_SUPPLIED MATERIAL_

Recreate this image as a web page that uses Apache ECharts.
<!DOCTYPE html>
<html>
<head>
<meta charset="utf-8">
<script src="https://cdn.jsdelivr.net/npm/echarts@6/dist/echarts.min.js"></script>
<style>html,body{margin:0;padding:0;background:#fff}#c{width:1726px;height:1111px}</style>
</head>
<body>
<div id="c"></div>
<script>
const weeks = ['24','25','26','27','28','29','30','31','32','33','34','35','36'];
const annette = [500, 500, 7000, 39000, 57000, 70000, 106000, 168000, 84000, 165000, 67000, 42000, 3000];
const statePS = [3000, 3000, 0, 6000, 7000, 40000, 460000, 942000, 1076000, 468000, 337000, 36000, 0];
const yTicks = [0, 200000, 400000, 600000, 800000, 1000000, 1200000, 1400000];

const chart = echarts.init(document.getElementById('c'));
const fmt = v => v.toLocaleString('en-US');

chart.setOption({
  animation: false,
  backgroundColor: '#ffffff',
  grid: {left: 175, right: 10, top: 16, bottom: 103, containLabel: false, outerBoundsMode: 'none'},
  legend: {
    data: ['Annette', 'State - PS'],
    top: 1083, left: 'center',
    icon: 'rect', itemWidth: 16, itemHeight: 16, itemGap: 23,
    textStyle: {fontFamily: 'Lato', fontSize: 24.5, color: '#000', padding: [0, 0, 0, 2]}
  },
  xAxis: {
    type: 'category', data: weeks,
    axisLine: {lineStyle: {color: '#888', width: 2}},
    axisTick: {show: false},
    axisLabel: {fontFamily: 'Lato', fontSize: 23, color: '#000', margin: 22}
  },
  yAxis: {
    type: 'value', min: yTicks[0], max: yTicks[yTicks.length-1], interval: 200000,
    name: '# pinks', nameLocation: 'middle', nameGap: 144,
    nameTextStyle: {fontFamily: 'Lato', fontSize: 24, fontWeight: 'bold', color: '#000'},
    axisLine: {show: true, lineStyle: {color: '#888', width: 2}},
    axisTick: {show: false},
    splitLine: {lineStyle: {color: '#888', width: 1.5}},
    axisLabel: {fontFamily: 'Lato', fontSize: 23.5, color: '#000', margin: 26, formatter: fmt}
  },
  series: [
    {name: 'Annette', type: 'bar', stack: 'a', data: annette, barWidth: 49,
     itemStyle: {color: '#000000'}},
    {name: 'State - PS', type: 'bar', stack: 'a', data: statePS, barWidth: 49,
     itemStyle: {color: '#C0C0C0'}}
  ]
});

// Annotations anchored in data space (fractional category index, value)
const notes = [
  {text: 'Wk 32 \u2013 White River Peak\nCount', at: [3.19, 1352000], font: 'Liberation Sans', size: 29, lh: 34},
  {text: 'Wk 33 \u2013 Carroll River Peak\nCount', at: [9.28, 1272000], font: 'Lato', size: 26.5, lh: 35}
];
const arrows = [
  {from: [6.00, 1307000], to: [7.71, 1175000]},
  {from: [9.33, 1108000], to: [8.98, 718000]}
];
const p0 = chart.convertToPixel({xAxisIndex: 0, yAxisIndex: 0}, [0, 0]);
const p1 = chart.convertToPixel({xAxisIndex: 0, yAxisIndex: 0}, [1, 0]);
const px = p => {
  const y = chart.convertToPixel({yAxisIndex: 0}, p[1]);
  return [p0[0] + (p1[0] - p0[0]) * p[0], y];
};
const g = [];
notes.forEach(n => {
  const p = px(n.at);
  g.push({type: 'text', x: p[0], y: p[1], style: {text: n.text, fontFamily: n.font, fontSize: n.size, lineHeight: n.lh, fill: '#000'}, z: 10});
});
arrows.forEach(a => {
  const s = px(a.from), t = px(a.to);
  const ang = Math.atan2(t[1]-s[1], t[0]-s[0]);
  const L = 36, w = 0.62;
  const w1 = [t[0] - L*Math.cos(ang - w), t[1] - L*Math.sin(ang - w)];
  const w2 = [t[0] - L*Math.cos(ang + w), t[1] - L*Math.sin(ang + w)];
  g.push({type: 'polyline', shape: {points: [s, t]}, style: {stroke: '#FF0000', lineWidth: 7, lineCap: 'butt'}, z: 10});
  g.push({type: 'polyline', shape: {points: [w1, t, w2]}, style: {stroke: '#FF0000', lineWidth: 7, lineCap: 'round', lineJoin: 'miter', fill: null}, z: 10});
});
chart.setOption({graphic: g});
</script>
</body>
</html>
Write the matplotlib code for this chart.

_JOB_
Of the lines above, how many contain the string "this"? Only the number is required.

_EXERCISE OUTPUT_
2